• [PROVIDED MATERIAL]:
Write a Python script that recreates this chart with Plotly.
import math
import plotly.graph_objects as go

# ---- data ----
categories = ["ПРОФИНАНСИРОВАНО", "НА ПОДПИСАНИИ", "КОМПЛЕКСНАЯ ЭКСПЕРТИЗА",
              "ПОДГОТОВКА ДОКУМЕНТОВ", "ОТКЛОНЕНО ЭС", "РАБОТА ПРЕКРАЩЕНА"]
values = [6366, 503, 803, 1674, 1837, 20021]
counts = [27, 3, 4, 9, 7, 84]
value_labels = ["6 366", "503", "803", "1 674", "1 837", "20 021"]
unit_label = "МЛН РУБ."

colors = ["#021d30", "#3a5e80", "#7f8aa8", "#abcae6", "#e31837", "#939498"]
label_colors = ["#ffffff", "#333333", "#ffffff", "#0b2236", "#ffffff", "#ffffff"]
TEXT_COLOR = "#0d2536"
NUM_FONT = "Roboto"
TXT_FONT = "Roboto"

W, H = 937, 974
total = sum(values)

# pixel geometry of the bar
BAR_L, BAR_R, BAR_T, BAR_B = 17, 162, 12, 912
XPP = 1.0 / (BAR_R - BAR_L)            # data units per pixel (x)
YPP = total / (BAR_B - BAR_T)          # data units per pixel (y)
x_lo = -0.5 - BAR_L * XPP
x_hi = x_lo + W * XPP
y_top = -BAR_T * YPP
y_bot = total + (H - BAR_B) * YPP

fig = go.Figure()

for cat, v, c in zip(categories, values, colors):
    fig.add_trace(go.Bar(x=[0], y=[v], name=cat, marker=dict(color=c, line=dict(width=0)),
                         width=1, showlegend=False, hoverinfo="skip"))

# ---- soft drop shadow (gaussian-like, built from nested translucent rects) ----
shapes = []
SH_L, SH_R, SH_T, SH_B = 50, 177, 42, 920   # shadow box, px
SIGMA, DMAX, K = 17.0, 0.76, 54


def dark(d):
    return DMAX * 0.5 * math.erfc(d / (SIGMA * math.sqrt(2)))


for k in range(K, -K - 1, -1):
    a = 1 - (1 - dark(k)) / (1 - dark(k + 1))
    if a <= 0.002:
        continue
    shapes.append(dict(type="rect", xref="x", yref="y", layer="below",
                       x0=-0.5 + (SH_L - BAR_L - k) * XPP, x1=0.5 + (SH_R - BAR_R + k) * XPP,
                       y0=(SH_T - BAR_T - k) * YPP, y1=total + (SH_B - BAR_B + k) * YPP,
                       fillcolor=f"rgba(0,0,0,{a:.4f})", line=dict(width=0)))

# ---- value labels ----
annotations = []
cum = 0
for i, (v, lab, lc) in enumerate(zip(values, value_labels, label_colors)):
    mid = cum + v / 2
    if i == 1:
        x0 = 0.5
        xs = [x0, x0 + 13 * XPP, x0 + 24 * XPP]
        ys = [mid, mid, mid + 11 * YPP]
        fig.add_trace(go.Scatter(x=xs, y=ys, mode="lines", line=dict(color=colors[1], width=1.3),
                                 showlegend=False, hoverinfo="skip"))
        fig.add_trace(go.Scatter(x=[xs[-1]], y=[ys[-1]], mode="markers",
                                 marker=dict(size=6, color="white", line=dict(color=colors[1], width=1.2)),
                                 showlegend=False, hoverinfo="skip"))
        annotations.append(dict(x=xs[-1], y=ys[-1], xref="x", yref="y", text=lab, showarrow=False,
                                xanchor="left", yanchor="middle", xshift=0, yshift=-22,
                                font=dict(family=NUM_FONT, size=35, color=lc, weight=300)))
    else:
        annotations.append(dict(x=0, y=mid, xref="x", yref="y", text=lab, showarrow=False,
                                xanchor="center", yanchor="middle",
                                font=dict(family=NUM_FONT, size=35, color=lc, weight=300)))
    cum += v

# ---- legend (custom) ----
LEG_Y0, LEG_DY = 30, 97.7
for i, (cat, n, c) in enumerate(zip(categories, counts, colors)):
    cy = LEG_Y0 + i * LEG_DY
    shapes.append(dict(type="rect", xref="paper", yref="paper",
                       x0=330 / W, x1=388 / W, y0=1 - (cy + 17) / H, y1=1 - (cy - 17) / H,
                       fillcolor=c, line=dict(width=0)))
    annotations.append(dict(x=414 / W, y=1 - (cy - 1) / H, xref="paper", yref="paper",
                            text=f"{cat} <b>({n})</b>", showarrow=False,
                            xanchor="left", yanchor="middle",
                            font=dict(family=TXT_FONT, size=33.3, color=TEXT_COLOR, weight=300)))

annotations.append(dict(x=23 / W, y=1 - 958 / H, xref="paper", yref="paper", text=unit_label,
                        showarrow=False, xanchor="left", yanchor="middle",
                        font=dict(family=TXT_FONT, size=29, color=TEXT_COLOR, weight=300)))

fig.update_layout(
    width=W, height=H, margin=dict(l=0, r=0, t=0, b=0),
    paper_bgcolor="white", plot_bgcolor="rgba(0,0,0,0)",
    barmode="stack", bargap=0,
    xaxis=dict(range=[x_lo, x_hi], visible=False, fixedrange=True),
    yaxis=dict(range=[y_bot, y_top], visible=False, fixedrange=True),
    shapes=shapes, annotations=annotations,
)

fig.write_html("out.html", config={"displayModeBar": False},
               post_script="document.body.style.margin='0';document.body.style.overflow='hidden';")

• [INSTRUCTION]: Can you give every line above again, exactly as written?

• [RESULT OF THE EXERCISE]:
Write a Python script that recreates this chart with Plotly.
import math
import plotly.graph_objects as go

# ---- data ----
categories = ["ПРОФИНАНСИРОВАНО", "НА ПОДПИСАНИИ", "КОМПЛЕКСНАЯ ЭКСПЕРТИЗА",
              "ПОДГОТОВКА ДОКУМЕНТОВ", "ОТКЛОНЕНО ЭС", "РАБОТА ПРЕКРАЩЕНА"]
values = [6366, 503, 803, 1674, 1837, 20021]
counts = [27, 3, 4, 9, 7, 84]
value_labels = ["6 366", "503", "803", "1 674", "1 837", "20 021"]
unit_label = "МЛН РУБ."

colors = ["#021d30", "#3a5e80", "#7f8aa8", "#abcae6", "#e31837", "#939498"]
label_colors = ["#ffffff", "#333333", "#ffffff", "#0b2236", "#ffffff", "#ffffff"]
TEXT_COLOR = "#0d2536"
NUM_FONT = "Roboto"
TXT_FONT = "Roboto"

W, H = 937, 974
total = sum(values)

# pixel geometry of the bar
BAR_L, BAR_R, BAR_T, BAR_B = 17, 162, 12, 912
XPP = 1.0 / (BAR_R - BAR_L)            # data units per pixel (x)
YPP = total / (BAR_B - BAR_T)          # data units per pixel (y)
x_lo = -0.5 - BAR_L * XPP
x_hi = x_lo + W * XPP
y_top = -BAR_T * YPP
y_bot = total + (H - BAR_B) * YPP

fig = go.Figure()

for cat, v, c in zip(categories, values, colors):
    fig.add_trace(go.Bar(x=[0], y=[v], name=cat, marker=dict(color=c, line=dict(width=0)),
                         width=1, showlegend=False, hoverinfo="skip"))

# ---- soft drop shadow (gaussian-like, built from nested translucent rects) ----
shapes = []
SH_L, SH_R, SH_T, SH_B = 50, 177, 42, 920   # shadow box, px
SIGMA, DMAX, K = 17.0, 0.76, 54


def dark(d):
    return DMAX * 0.5 * math.erfc(d / (SIGMA * math.sqrt(2)))


for k in range(K, -K - 1, -1):
    a = 1 - (1 - dark(k)) / (1 - dark(k + 1))
    if a <= 0.002:
        continue
    shapes.append(dict(type="rect", xref="x", yref="y", layer="below",
                       x0=-0.5 + (SH_L - BAR_L - k) * XPP, x1=0.5 + (SH_R - BAR_R + k) * XPP,
                       y0=(SH_T - BAR_T - k) * YPP, y1=total + (SH_B - BAR_B + k) * YPP,
                       fillcolor=f"rgba(0,0,0,{a:.4f})", line=dict(width=0)))

# ---- value labels ----
annotations = []
cum = 0
for i, (v, lab, lc) in enumerate(zip(values, value_labels, label_colors)):
    mid = cum + v / 2
    if i == 1:
        x0 = 0.5
        xs = [x0, x0 + 13 * XPP, x0 + 24 * XPP]
        ys = [mid, mid, mid + 11 * YPP]
        fig.add_trace(go.Scatter(x=xs, y=ys, mode="lines", line=dict(color=colors[1], width=1.3),
                                 showlegend=False, hoverinfo="skip"))
        fig.add_trace(go.Scatter(x=[xs[-1]], y=[ys[-1]], mode="markers",
                                 marker=dict(size=6, color="white", line=dict(color=colors[1], width=1.2)),
                                 showlegend=False, hoverinfo="skip"))
        annotations.append(dict(x=xs[-1], y=ys[-1], xref="x", yref="y", text=lab, showarrow=False,
                                xanchor="left", yanchor="middle", xshift=0, yshift=-22,
                                font=dict(family=NUM_FONT, size=35, color=lc, weight=300)))
    else:
        annotations.append(dict(x=0, y=mid, xref="x", yref="y", text=lab, showarrow=False,
                                xanchor="center", yanchor="middle",
                                font=dict(family=NUM_FONT, size=35, color=lc, weight=300)))
    cum += v

# ---- legend (custom) ----
LEG_Y0, LEG_DY = 30, 97.7
for i, (cat, n, c) in enumerate(zip(categories, counts, colors)):
    cy = LEG_Y0 + i * LEG_DY
    shapes.append(dict(type="rect", xref="paper", yref="paper",
                       x0=330 / W, x1=388 / W, y0=1 - (cy + 17) / H, y1=1 - (cy - 17) / H,
                       fillcolor=c, line=dict(width=0)))
    annotations.append(dict(x=414 / W, y=1 - (cy - 1) / H, xref="paper", yref="paper",
                            text=f"{cat} <b>({n})</b>", showarrow=False,
                            xanchor="left", yanchor="middle",
                            font=dict(family=TXT_FONT, size=33.3, color=TEXT_COLOR, weight=300)))

annotations.append(dict(x=23 / W, y=1 - 958 / H, xref="paper", yref="paper", text=unit_label,
                        showarrow=False, xanchor="left", yanchor="middle",
                        font=dict(family=TXT_FONT, size=29, color=TEXT_COLOR, weight=300)))

fig.update_layout(
    width=W, height=H, margin=dict(l=0, r=0, t=0, b=0),
    paper_bgcolor="white", plot_bgcolor="rgba(0,0,0,0)",
    barmode="stack", bargap=0,
    xaxis=dict(range=[x_lo, x_hi], visible=False, fixedrange=True),
    yaxis=dict(range=[y_bot, y_top], visible=False, fixedrange=True),
    shapes=shapes, annotations=annotations,
)

fig.write_html("out.html", config={"displayModeBar": False},
               post_script="document.body.style.margin='0';document.body.style.overflow='hidden';")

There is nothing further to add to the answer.